◆ What is needed:
Locate and copy each line in the data that contains the word "matplotlib".

-- START Dataset content --

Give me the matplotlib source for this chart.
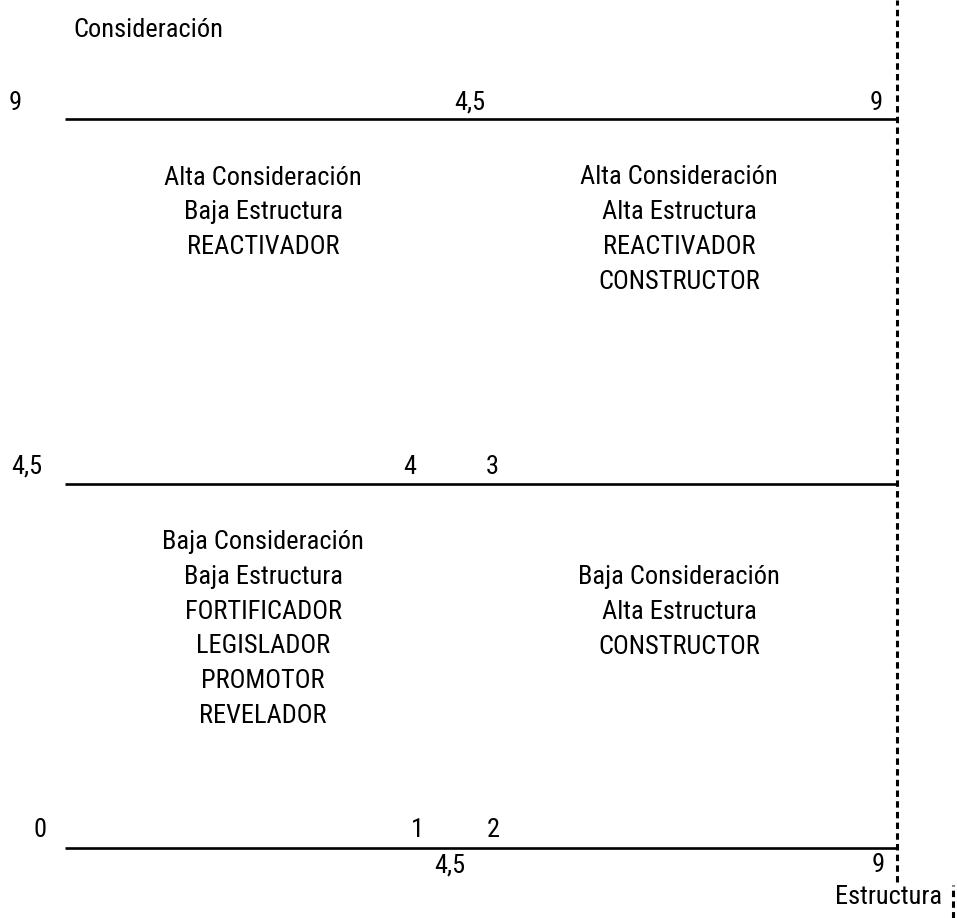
import matplotlib
matplotlib.use("Agg")
import matplotlib.pyplot as plt
from matplotlib import font_manager

names = {f.name for f in font_manager.fontManager.ttflist}
fam = "Roboto"
for cand in ["Liberation Sans Narrow", "Roboto Condensed", "Open Sans Condensed",
             "Noto Sans Condensed", "Roboto"]:
    if cand in names:
        fam = cand
        break
plt.rcParams['font.family'] = [fam, 'DejaVu Sans']

# data
levels = [0, 4.5, 9]
x_max = 9
axis_y_title = "Consideración"
axis_x_title = "Estructura"
quadrants = [
    ("Alta Consideración\nBaja Estructura\nREACTIVADOR", 2.142, 7.846),
    ("Alta Consideración\nAlta Estructura\nREACTIVADOR\nCONSTRUCTOR", 6.642, 7.636),
    ("Baja Consideración\nBaja Estructura\nFORTIFICADOR\nLEGISLADOR\nPROMOTOR\nREVELADOR", 2.142, 2.704),
    ("Baja Consideración\nAlta Estructura\nCONSTRUCTOR", 6.642, 2.914),
]
labels = [
    ("9", -0.541, 9.198), ("4,5", 4.381, 9.198), ("9", 8.773, 9.198),
    ("4,5", -0.411, 4.704), ("4", 3.732, 4.704), ("3", 4.619, 4.704),
    ("0", -0.270, 0.222), ("1", 3.808, 0.222), ("2", 4.630, 0.222),
    ("4,5", 4.165, -0.21), ("9", 8.795, -0.21),
]

fig = plt.figure(figsize=(9.57, 9.18), dpi=100)
ax = fig.add_axes([0, 0, 1, 1])
ax.set_xlim(-0.703, 9.649)
ax.set_ylim(-0.864, 10.469)
ax.axis('off')

# pick a font size so that text widths match the reference
renderer = fig.canvas.get_renderer()
probe = ax.text(0, 0, "Alta Consideración", fontsize=20)
w = probe.get_window_extent(renderer).width
probe.remove()
fs = 20 * 197.0 / w
fs = min(fs, 19.5)
ls = 1.5 * (36.0 / 33.0) * 17.0 / fs * 1.075

for lv in levels:
    ax.plot([0, x_max], [lv, lv], color='black', lw=1.9, solid_capstyle='butt')

ax.plot([x_max, x_max], [-0.42, 10.469], color='black', lw=2.2,
        linestyle=(0, (2.1, 1.4)))
ax.plot([9.606, 9.606], [-0.864, -0.46], color='black', lw=2.2,
        linestyle=(0, (2.1, 1.4)))

ax.text(0.087, 10.10, axis_y_title, fontsize=fs, ha='left', va='center')
ax.text(8.914, -0.605, axis_x_title, fontsize=fs, ha='center', va='center')

for t, x, y in labels:
    ax.text(x, y, t, fontsize=fs, ha='center', va='center')

for t, x, y in quadrants:
    ax.text(x, y, t, fontsize=fs, ha='center', va='center', linespacing=ls)

fig.savefig("out.png", dpi=100)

-- END Dataset content --

◆ Response to this task:
Give me the matplotlib source for this chart.
import matplotlib
matplotlib.use("Agg")
import matplotlib.pyplot as plt
from matplotlib import font_manager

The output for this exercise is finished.